Raphael GIMENEZ-FAUVETY ‘s tasting notes – Retailer ; “De Corps et d’Esprit” in Paris

A pale golden robe with good brilliance, with a mineral presence clearly visible. The nose is not very expressive but remarkably fresh, as if the bottle has just been taken out of the freezer; exaggerating this freshness just a little, we could say that this Grèves smells of snow and ice. It takes some swirling in the glass to reveal a delicate floral bouquet that delights: edelweiss springs to mind, along with the finesse of violet and cornflowers.
The fruit is particularly discreet at this stage – Comice pear, Granny Smith apple and white nectarine are almost mute. There are also notes of bread crumb or even brioche, and pain au lait.
The freshness carries through onto the palate, where citrus fruits – non-existent on the nose – comes to the fore: lemon and lime, grapefruit, mandarin, along with measured spice; salt is present, verbena, a touch of cooked or marinated coriander, discreet green pepper, and an even subtler hint of juniper berry.
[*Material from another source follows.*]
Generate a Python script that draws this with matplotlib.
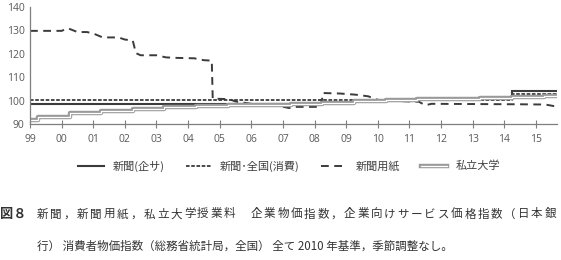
import matplotlib
matplotlib.use("Agg")
import matplotlib.pyplot as plt
import matplotlib.patheffects as pe

plt.rcParams['font.family'] = ['Noto Sans CJK JP', 'DejaVu Sans']

# ---- data (decimal year, index value; 2010 = 100) ----
year_ticks = list(range(1999, 2016))
year_labels = ["99", "00", "01", "02", "03", "04", "05", "06", "07", "08",
               "09", "10", "11", "12", "13", "14", "15"]

# 新聞（企業向けサービス価格指数）: step changes
kisa_x = [1999.0, 2008.25, 2009.25, 2010.0, 2011.25, 2014.25, 2015.67]
kisa_y = [98.6, 99.3, 99.7, 100.0, 100.6, 103.9, 103.9]

# 新聞・全国（消費者物価指数）
cpi_x = [1999.0, 2014.25, 2015.67]
cpi_y = [100.2, 103.0, 103.0]

# 新聞用紙（企業物価指数）
paper_x = [1999.0, 2000.0, 2000.2, 2000.5, 2000.8, 2001.0, 2001.3, 2001.8,
           2002.0, 2002.25, 2002.35, 2002.5, 2003.0, 2003.3, 2003.6, 2004.2,
           2004.5, 2004.75, 2004.78, 2005.3, 2005.5, 2006.0, 2006.5, 2006.9,
           2007.2, 2007.3, 2008.2, 2008.27, 2008.8, 2009.3, 2009.7, 2010.0,
           2010.5, 2011.0, 2011.3, 2011.5, 2011.7, 2014.5, 2015.3, 2015.67]
paper_y = [129.7, 129.7, 130.8, 129.2, 129.2, 128.6, 126.9, 126.9,
           126.0, 125.6, 120.2, 119.3, 119.3, 118.4, 118.2, 118.0,
           117.2, 117.0, 100.8, 100.6, 99.6, 98.6, 98.0, 97.6,
           96.8, 97.3, 97.3, 103.2, 103.0, 102.5, 101.8, 100.3,
           99.9, 99.6, 99.5, 98.0, 98.6, 98.4, 98.3, 97.4]

# 私立大学授業料（消費者物価指数）: April steps
univ_x = [1999.0, 1999.25, 2000.25, 2001.25, 2002.25, 2003.25, 2004.25,
          2005.25, 2006.25, 2007.25, 2008.25, 2009.25, 2010.25, 2011.25,
          2012.25, 2013.25, 2014.25, 2015.25, 2015.67]
univ_y = [91.6, 93.1, 94.6, 95.7, 96.5, 97.2, 97.7,
          98.0, 98.3, 98.7, 99.1, 99.6, 100.1, 100.5,
          100.8, 101.0, 101.6, 101.9, 101.9]

series_names = ["新聞(企サ)", "新聞･全国(消費)", "新聞用紙", "私立大学"]

# ---- figure ----
W, H = 561, 260
fig = plt.figure(figsize=(W / 100, H / 100), dpi=100)
ax = fig.add_axes([30 / W, 1 - 124 / H, (557 - 30) / W, (124 - 6.7) / H])

dark = "#3b3b3b"
ax.plot(kisa_x, kisa_y, drawstyle="steps-post", color=dark, lw=1.5,
        label=series_names[0], solid_joinstyle="miter")
ax.plot(cpi_x, cpi_y, drawstyle="steps-post", color=dark, lw=1.3,
        dashes=(2.0, 0.9), label=series_names[1])
ax.plot(paper_x, paper_y, color=dark, lw=1.4, dashes=(4.0, 2.8),
        label=series_names[2])
ax.plot(univ_x, univ_y, drawstyle="steps-post", color="white", lw=0.9,
        path_effects=[pe.Stroke(linewidth=3.2, foreground="#9a9a9a"), pe.Normal()],
        label=series_names[3])

ax.set_xlim(1999.0, 2015.67)
ax.set_ylim(90, 140)
ax.set_yticks([90, 100, 110, 120, 130, 140])
ax.set_xticks(year_ticks)
ax.set_xticklabels(year_labels)

for s in ["top", "right"]:
    ax.spines[s].set_visible(False)
for s in ["left", "bottom"]:
    ax.spines[s].set_color("#7f7f7f")
    ax.spines[s].set_linewidth(0.9)

ax.tick_params(axis="y", length=0, pad=4, labelsize=7.5, labelcolor="#595959")
ax.tick_params(axis="x", direction="inout", length=6, width=0.8, color="#7f7f7f",
               pad=4, labelsize=7.5, labelcolor="#595959")
for lab in ax.get_xticklabels() + ax.get_yticklabels():
    lab.set_family(["Open Sans", "DejaVu Sans"])

leg = fig.legend(loc="center", bbox_to_anchor=(289 / W, 1 - 166 / H), ncol=4,
                 frameon=False, fontsize=8, handlelength=2.3,
                 handletextpad=0.8, columnspacing=1.9)
for t in leg.get_texts():
    t.set_color("#404040")

# ---- caption ----
fig.text(0 / W, 1 - 214 / H, "図８", fontsize=9.5, fontweight="bold",
         va="center", ha="left", color="#333333")
line1 = "新聞，新聞用紙，私立大学授業料 企業物価指数，企業向けサービス価格指数（日本銀"
x0, pitch = 37, 13.35
for i, ch in enumerate(line1):
    fig.text((x0 + i * pitch) / W, 1 - 214 / H, ch, fontsize=8.3,
             va="center", ha="left", color="#333333")
fig.text(x0 / W, 1 - 246 / H,
         "行） 消費者物価指数（総務省統計局，全国） 全て 2010 年基準，季節調整なし。",
         fontsize=8.3, va="center", ha="left", color="#333333")

fig.savefig("out.png", dpi=100)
Prolonged aeration draws out a lightly saffron-tinged orange not, scented with Sichuan pepper, and something reminiscent of frozen rhubarb.
There is a marked increase in salinity on the finish, with powerful and persistence citrus fruits, and a strong imprint of the limestone soil – an image of limestone lace comes to mind; good length, with a subtle musky note. 92.
In three to five years, a Beaune to accompany delicate pan-fried fish fillets – sole, sea bass, sea bream – with lemon, sorrel or chervil according to your preference, alongside steamed potatoes, celery puree or spinach.

+ 2023

Raphael GIMENEZ-FAUVETY ‘s tasting notes – Retailer ; “De Corps et d’Esprit” in Paris

A lime juice robe as bright as it is luminous. A sensual nose with honey, candied fruit and many expressive spices; the scent of millefeuilles with pastry cream and a touch of saffron; a Saint-Honoré with Sichuan pepper, a variety of peppers; cloves; Passe Crassane pear, Granny Smith apple; citrus fruits coming in behind them – lime and tiny amounts of lemon and grapefruit; herb and plant water, mint and lavender water, linden-mint, sage; in any case, the herbaceous freshness that brings the aromas to the fore.
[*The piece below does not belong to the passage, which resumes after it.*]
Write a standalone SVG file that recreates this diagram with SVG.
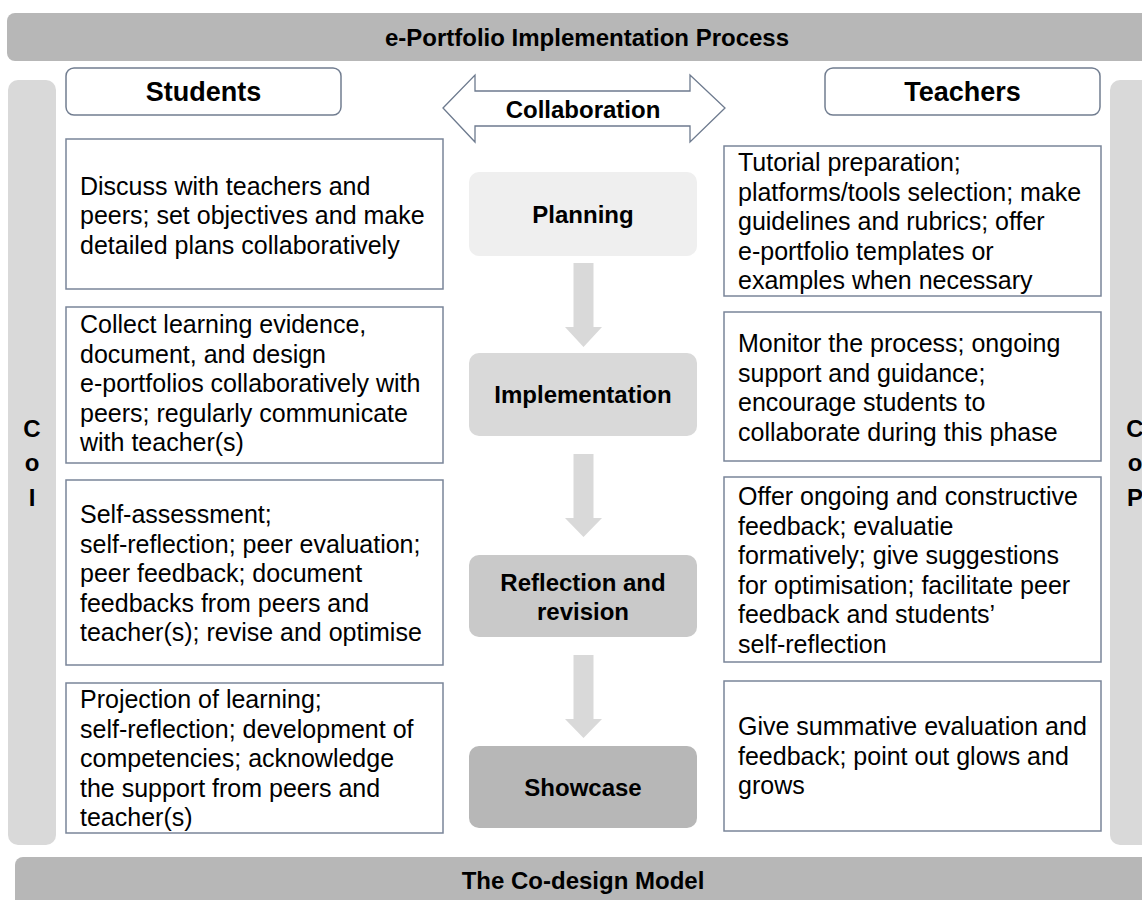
<svg xmlns="http://www.w3.org/2000/svg" width="1142" height="900" viewBox="0 0 1142 900">
<style>
.banner{fill:#b7b7b7}
.side{fill:#d9d9d9}
.hdr{fill:#ffffff;stroke:#717d90;stroke-width:1.5}
.box{fill:#ffffff;stroke:#7a8599;stroke-width:1.5}
.t{font-family:"Liberation Sans",Arial,Helvetica,sans-serif;fill:#000}
.b{font-weight:bold}
.body{font-size:25px}
.lbl{font-size:24px;font-weight:bold}
.hd{font-size:27px;font-weight:bold}
.side-t{font-size:24px;font-weight:bold}
.darr{fill:#d9d9d9}
.collab{fill:#ffffff;stroke:#6d7a8e;stroke-width:1.3}
</style>
<rect width="1142" height="900" fill="#ffffff"/>

<g id="banner-top">
<rect class="banner" x="7" y="13" width="1160" height="48" rx="8"/>
<text class="t lbl" x="587" y="46" text-anchor="middle">e-Portfolio Implementation Process</text>
</g>

<g id="banner-bottom">
<rect class="banner" x="15" y="857" width="1160" height="60" rx="8"/>
<text class="t lbl" x="583" y="889" text-anchor="middle">The Co-design Model</text>
</g>

<g id="side-coi">
<rect class="side" x="8" y="80" width="48" height="765" rx="10"/>
<text class="t side-t" x="32" y="437" text-anchor="middle">C</text>
<text class="t side-t" x="32" y="471" text-anchor="middle">o</text>
<text class="t side-t" x="32" y="506" text-anchor="middle">I</text>
</g>

<g id="side-cop">
<rect class="side" x="1110" y="80" width="60" height="765" rx="10"/>
<text class="t side-t" x="1135" y="437" text-anchor="middle">C</text>
<text class="t side-t" x="1135" y="471" text-anchor="middle">o</text>
<text class="t side-t" x="1135" y="506" text-anchor="middle">P</text>
</g>

<g id="hdr-students">
<rect class="hdr" x="66" y="68" width="275" height="47" rx="8"/>
<text class="t hd" x="203.5" y="101" text-anchor="middle">Students</text>
</g>

<g id="hdr-teachers">
<rect class="hdr" x="825" y="68" width="275" height="47" rx="8"/>
<text class="t hd" x="962.5" y="101" text-anchor="middle">Teachers</text>
</g>

<g id="collaboration">
<polygon class="collab" points="443,108 475,75 475,91 690,91 690,75 725,108 690,142 690,126 475,126 475,142"/>
<text class="t lbl" x="583" y="118" text-anchor="middle">Collaboration</text>
</g>

<g id="s-planning">
<rect class="box" x="66" y="139" width="377" height="150"/>
<text class="t body" x="80"><tspan x="80" y="194.5">Discuss with teachers and</tspan><tspan x="80" y="224">peers; set objectives and make</tspan><tspan x="80" y="253.5">detailed plans collaboratively</tspan></text>
</g>

<g id="s-implementation">
<rect class="box" x="66" y="307" width="377" height="156"/>
<text class="t body"><tspan x="80" y="333">Collect learning evidence,</tspan><tspan x="80" y="362.5">document, and design</tspan><tspan x="80" y="392">e-portfolios collaboratively with</tspan><tspan x="80" y="421.5">peers; regularly communicate</tspan><tspan x="80" y="451">with teacher(s)</tspan></text>
</g>

<g id="s-reflection">
<rect class="box" x="66" y="480" width="377" height="185"/>
<text class="t body"><tspan x="80" y="523">Self-assessment;</tspan><tspan x="80" y="552.5">self-reflection; peer evaluation;</tspan><tspan x="80" y="582">peer feedback; document</tspan><tspan x="80" y="611.5">feedbacks from peers and</tspan><tspan x="80" y="641">teacher(s); revise and optimise</tspan></text>
</g>

<g id="s-showcase">
<rect class="box" x="66" y="683" width="377" height="150"/>
<text class="t body"><tspan x="80" y="708">Projection of learning;</tspan><tspan x="80" y="737.5">self-reflection; development of</tspan><tspan x="80" y="767">competencies; acknowledge</tspan><tspan x="80" y="796.5">the support from peers and</tspan><tspan x="80" y="826">teacher(s)</tspan></text>
</g>

<g id="t-planning">
<rect class="box" x="724" y="146" width="377" height="150"/>
<text class="t body"><tspan x="738" y="171">Tutorial preparation;</tspan><tspan x="738" y="200.5">platforms/tools selection; make</tspan><tspan x="738" y="230">guidelines and rubrics; offer</tspan><tspan x="738" y="259.5">e-portfolio templates or</tspan><tspan x="738" y="289">examples when necessary</tspan></text>
</g>

<g id="t-implementation">
<rect class="box" x="724" y="312" width="377" height="149"/>
<text class="t body"><tspan x="738" y="352">Monitor the process; ongoing</tspan><tspan x="738" y="381.5">support and guidance;</tspan><tspan x="738" y="411">encourage students to</tspan><tspan x="738" y="440.5">collaborate during this phase</tspan></text>
</g>

<g id="t-reflection">
<rect class="box" x="724" y="477" width="377" height="185"/>
<text class="t body"><tspan x="738" y="505">Offer ongoing and constructive</tspan><tspan x="738" y="534.5">feedback; evaluatie</tspan><tspan x="738" y="564">formatively; give suggestions</tspan><tspan x="738" y="593.5">for optimisation; facilitate peer</tspan><tspan x="738" y="623">feedback and students’</tspan><tspan x="738" y="652.5">self-reflection</tspan></text>
</g>

<g id="t-showcase">
<rect class="box" x="724" y="681" width="377" height="150"/>
<text class="t body"><tspan x="738" y="735">Give summative evaluation and</tspan><tspan x="738" y="764.5">feedback; point out glows and</tspan><tspan x="738" y="794">grows</tspan></text>
</g>

<g id="phase-planning">
<rect x="469" y="172" width="228" height="84" rx="10" fill="#efefef"/>
<text class="t lbl" x="583" y="223" text-anchor="middle">Planning</text>
</g>

<g id="phase-implementation">
<rect x="469" y="353" width="228" height="83" rx="10" fill="#d9d9d9"/>
<text class="t lbl" x="583" y="403" text-anchor="middle">Implementation</text>
</g>

<g id="phase-reflection">
<rect x="469" y="555" width="228" height="82" rx="10" fill="#c9c9c9"/>
<text class="t lbl" x="583" y="591" text-anchor="middle">Reflection and</text>
<text class="t lbl" x="583" y="620" text-anchor="middle">revision</text>
</g>

<g id="phase-showcase">
<rect x="469" y="746" width="228" height="82" rx="10" fill="#b7b7b7"/>
<text class="t lbl" x="583" y="796" text-anchor="middle">Showcase</text>
</g>

<g id="connectors">
<polygon class="darr" points="573.5,263 593.5,263 593.5,327 602,327 583.5,347 565,327 573.5,327"/>
<polygon class="darr" points="573.5,454 593.5,454 593.5,518 602,518 583.5,537 565,518 573.5,518"/>
<polygon class="darr" points="573.5,655 593.5,655 593.5,719 602,719 583.5,738 565,719 573.5,719"/>
</g>
</svg>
The mouthfeel is full, supple and gourmet, with a generous fruit coulis that quickly coats the palate; once again, as with all these wines, a cascade of spices fill the palate – peppercorns mixed with nutmeg, a powder made from curry, cinnamon sticks, curcuma; pear seems to be mixed with banana, mango with crème fraîche, a note of really peppery apricot, spicy even, and traces of orange, also significantly spicy.

A perfect finish – power, density, focus, length, persistence, what more is there to say! The maturation is admirable, bringing roundness, a gourmet feel, complexity, and it achieves this in a perfectly discreet manner; if you really want to impress and amaze your guests, serve this wine blind and listen in amusement to the comments. A remarkable bottle. 94+

In addition to all the qualities described, this wine will pair perfectly with rich fish such as turbot served with hollandaise sauce and pommes soufflées in five years’ time; or, in seven or eight, a double-cut veal chop Jean Pierre Vigato style; or generous food such as a scallop and cep mushroom pie at any stage.